RTB Aneka
- Country: Brunei
- Broadcast area: National; also available in Malaysia (northern part of state of Sarawak and the island territory of Labuan)
- Headquarters: Secretariat Building, Jalan Elizabeth II, Bandar Seri Begawan, Brunei-Muara District, Brunei BS8610

Programming
- Languages: Malay English Korean Mandarin Tagalog Thai Turkish
- Picture format: 1080i (16:9/HDTV)

Ownership
- Owner: Radio Television Brunei
- Sister channels: RTB Perdana RTB Sukmaindera

History
- Launched: 23 February 2006; 20 years ago
- Former names: RTB2 (2006-2017)

Links
- Website: www.rtb.gov.bn

Availability

Terrestrial
- MYTV: Channel 856 (HD)

= RTB Aneka =

Television network in Brunei

RTB Aneka (formerly known as RTB2) is the second oldest free-to-air terrestrial television channel in Brunei. The channel officially began broadcasting on 23 February 2006.

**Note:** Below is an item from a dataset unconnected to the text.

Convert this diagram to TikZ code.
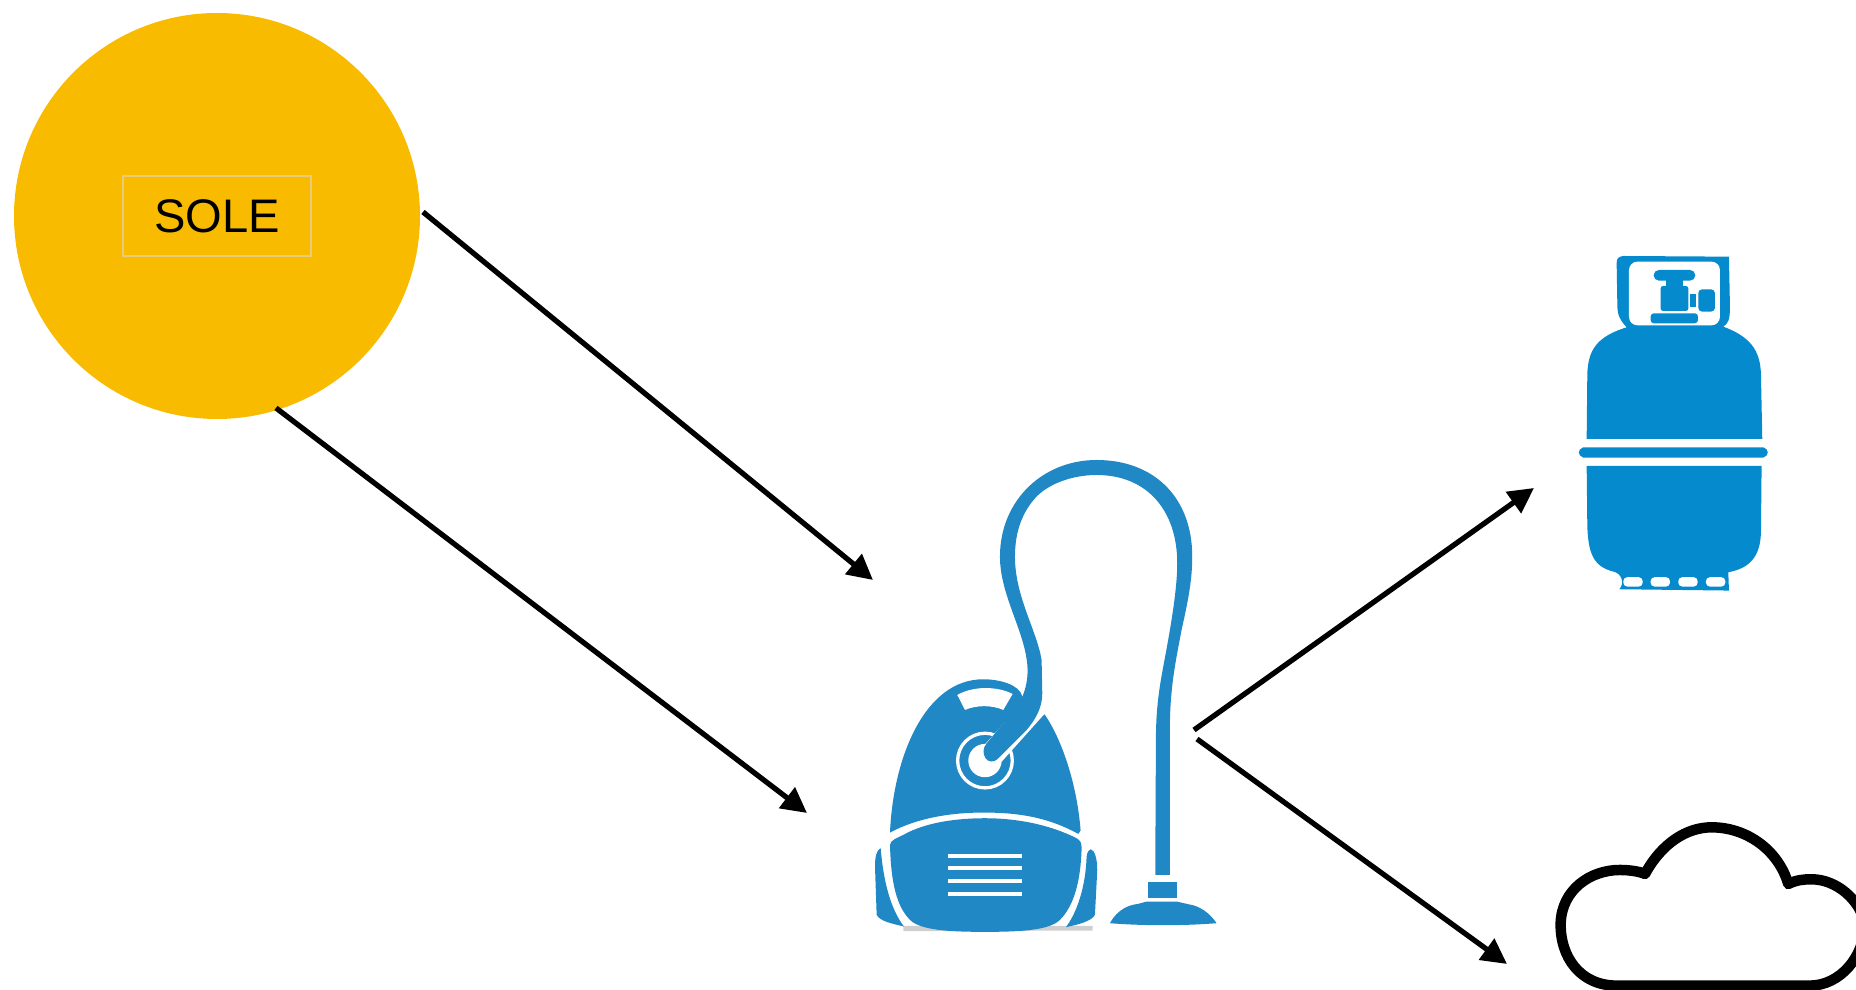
\documentclass[tikz,border=0pt]{standalone}
\usepackage{fontspec}
\setmainfont{Liberation Sans}
\usetikzlibrary{arrows.meta}
\definecolor{sunYellow}{HTML}{F8BB00}
\definecolor{boxEdge}{HTML}{E9CB7A}
\definecolor{vacuumBlue}{HTML}{2088C4}
\definecolor{bottleBlue}{HTML}{058ACD}
\definecolor{shadowGrey}{HTML}{CFCFCF}
\tikzset{
    flow/.style={-{Triangle[length=7.2pt,width=7.2pt]}, line width=1.5pt},
    sunDisc/.style={circle, fill=sunYellow, minimum size=4.06cm, inner sep=0pt},
    labelBox/.style={draw=boxEdge, line width=0.4pt, minimum width=1.88cm, minimum height=0.8cm, inner sep=0pt, font=\fontsize{13.4}{16}\selectfont},
    zoomed/.style={x=0.03333mm, y=-0.03333mm}
}

\begin{document}
\begin{tikzpicture}[x=0.1mm, y=-0.1mm, >=Latex]
    \useasboundingbox (0,0) rectangle (1856,990);

    % ---------- sun ----------
    \node[sunDisc] (sun) at (217,216) {};
    \node[labelBox] (soleBox) at (217,216) {\raisebox{-0.7pt}{SOLE}};

    % ---------- vacuum cleaner ----------
    \begin{scope}[shift={(860,440)}, zoomed]
        \fill[shadowGrey] (130,1458) -- (698,1458) -- (698,1472) -- (130,1474) -- cycle;
        % upper body
        \fill[vacuumBlue] (90,1178) .. controls (100,950) and (195,718) .. (370,718)
            .. controls (420,718) and (480,735) .. (487,770) -- (555,825)
            .. controls (600,890) and (650,1020) .. (662,1172) -- (655,1182)
            .. controls (560,1130) and (470,1118) .. (370,1118)
            .. controls (270,1118) and (170,1135) .. (90,1178) -- cycle;
        % lower body
        \fill[vacuumBlue] (90,1215) .. controls (92,1200) and (110,1195) .. (130,1185)
            .. controls (200,1145) and (300,1135) .. (375,1135)
            .. controls (460,1135) and (560,1150) .. (650,1195)
            .. controls (662,1202) and (665,1210) .. (665,1225)
            .. controls (662,1330) and (640,1400) .. (600,1440)
            .. controls (570,1470) and (490,1476) .. (375,1476)
            .. controls (260,1476) and (180,1470) .. (150,1440)
            .. controls (110,1400) and (93,1330) .. (90,1215) -- cycle;
        % wheels
        \fill[vacuumBlue] (62,1225) .. controls (50,1230) and (45,1250) .. (45,1280) -- (50,1425)
            .. controls (60,1445) and (100,1452) .. (132,1460)
            .. controls (90,1405) and (70,1320) .. (62,1225) -- cycle;
        \fill[vacuumBlue] (692,1228) .. controls (705,1230) and (712,1260) .. (712,1290) -- (705,1425)
            .. controls (695,1445) and (650,1455) .. (618,1462)
            .. controls (660,1405) and (678,1320) .. (680,1250)
            .. controls (682,1238) and (685,1230) .. (692,1228) -- cycle;
        % vents
        \foreach \y in {1247,1285,1324,1362} {
            \draw[white, line width=0.4mm] (265,\y) -- (487,\y);
        }
        % dial
        \fill[white] (292,765) .. controls (340,738) and (410,738) .. (458,762) -- (430,810)
            .. controls (395,795) and (350,795) .. (315,810) -- cycle;
        % hub
        \draw[white, line width=0.33mm] (375,962) circle[radius=82];
        \fill[white] (375,962) circle[radius=50];
        % hose
        \draw[white, line width=2.4mm, line cap=round] (395,945) -- (525,800);
        \fill[vacuumBlue] (930,1305) -- (930,860)
            .. controls (930,740) and (950,650) .. (965,570)
            .. controls (985,480) and (997,420) .. (997,350)
            .. controls (997,170) and (880,60) .. (710,60)
            .. controls (550,60) and (420,180) .. (420,350)
            .. controls (420,470) and (500,580) .. (503,690)
            .. controls (503,750) and (480,790) .. (460,815) -- (380,910)
            .. controls (355,940) and (385,985) .. (415,955) -- (500,870)
            .. controls (530,835) and (547,800) .. (547,760) -- (545,660)
            .. controls (530,570) and (465,470) .. (465,350)
            .. controls (465,270) and (490,215) .. (525,175)
            .. controls (565,130) and (640,105) .. (710,105)
            .. controls (860,105) and (952,210) .. (952,370)
            .. controls (952,460) and (925,600) .. (910,680)
            .. controls (895,760) and (888,820) .. (888,900) -- (886,1305) -- cycle;
        % nozzle
        \fill[vacuumBlue] (863,1327) rectangle (950,1375);
        \fill[vacuumBlue] (750,1450) .. controls (775,1405) and (810,1395) .. (835,1392)
            -- (860,1385) -- (950,1385) -- (985,1393)
            .. controls (1020,1398) and (1050,1420) .. (1070,1450)
            .. controls (970,1458) and (850,1458) .. (750,1450) -- cycle;
    \end{scope}

    % ---------- gas bottle ----------
    \begin{scope}[shift={(1560,240)}, zoomed]
        \fill[bottleBlue] (190,48) -- (507,50) -- (510,200)
            .. controls (510,240) and (505,250) .. (490,260)
            .. controls (570,290) and (600,330) .. (603,400) -- (607,597) -- (80,597) -- (82,400)
            .. controls (85,330) and (110,290) .. (200,262)
            .. controls (175,235) and (172,220) .. (172,190) -- (170,70)
            .. controls (170,55) and (175,50) .. (190,48) -- cycle;
        \fill[white, rounded corners=2.4pt] (207,65) rectangle (480,256);
        \fill[bottleBlue, rounded corners=1.5pt] (281,90) rectangle (406,122);
        \fill[bottleBlue] (318,120) rectangle (370,140);
        \fill[bottleBlue, rounded corners=0.7pt] (302,138) rectangle (385,213);
        \fill[bottleBlue] (390,163) rectangle (407,200);
        \fill[bottleBlue, rounded corners=1.1pt] (415,148) rectangle (465,215);
        \fill[bottleBlue, rounded corners=0.9pt] (272,220) rectangle (414,250);
        % band
        \fill[bottleBlue] (70,622) -- (610,622) .. controls (628,628) and (628,647) .. (610,653)
            -- (70,653) .. controls (52,647) and (52,628) .. (70,622) -- cycle;
        % lower part
        \fill[bottleBlue] (80,678) -- (605,678) -- (603,880)
            .. controls (600,950) and (570,985) .. (505,997) -- (507,1052) -- (178,1048)
            .. controls (195,1030) and (185,1000) .. (160,995)
            .. controls (100,980) and (85,940) .. (82,860) -- cycle;
        \foreach \x in {190,272,355,438} {
            \fill[white, rounded corners=1.1pt] (\x,1012) rectangle ++(58,28);
        }
    \end{scope}

    % ---------- cloud ----------
    \begin{scope}[shift={(1540,800)}, zoomed]
        \draw[line width=1.05mm, line join=round] (230,557)
            .. controls (120,557) and (60,470) .. (62,370)
            .. controls (65,270) and (150,210) .. (240,210)
            .. controls (270,210) and (300,215) .. (315,222)
            .. controls (365,130) and (440,82) .. (515,82)
            .. controls (620,82) and (715,150) .. (745,252)
            .. controls (770,240) and (790,238) .. (815,238)
            .. controls (890,238) and (960,300) .. (975,370)
            .. controls (975,470) and (900,557) .. (810,557) -- cycle;
    \end{scope}

    % ---------- flows ----------
    \coordinate (sunOutA) at (423,212);
    \coordinate (sunOutB) at (276,408);
    \coordinate (vacuumInA) at (873,580);
    \coordinate (vacuumInB) at (807,813);
    \coordinate (vacuumOutA) at (1194,730);
    \coordinate (vacuumOutB) at (1197,739);
    \coordinate (bottleIn) at (1534,488);
    \coordinate (cloudIn) at (1507,964);
    \draw[flow] (sunOutA) -- (vacuumInA);
    \draw[flow] (sunOutB) -- (vacuumInB);
    \draw[flow] (vacuumOutA) -- (bottleIn);
    \draw[flow] (vacuumOutB) -- (cloudIn);
\end{tikzpicture}
\end{document}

RTB Aneka broadcasts for 07:40 until 00:00 BST followed by a Promo/AIDS/PSA filling the rest of its broadcasting time. RTB Aneka mainly shows entertainment and variety programs as well as news during its broadcasting time.

Before the merger, RTB2 mainly aired variety and drama content, while RTB3 broadcast a similar mix of programming in HD.

On 11 April 2017, RTB2 along with sister channel RTB3 HD officially merged and renamed RTB Aneka as part of RTB's rebranding project as well as broadcaster's shift from analogue into digital broadcasting.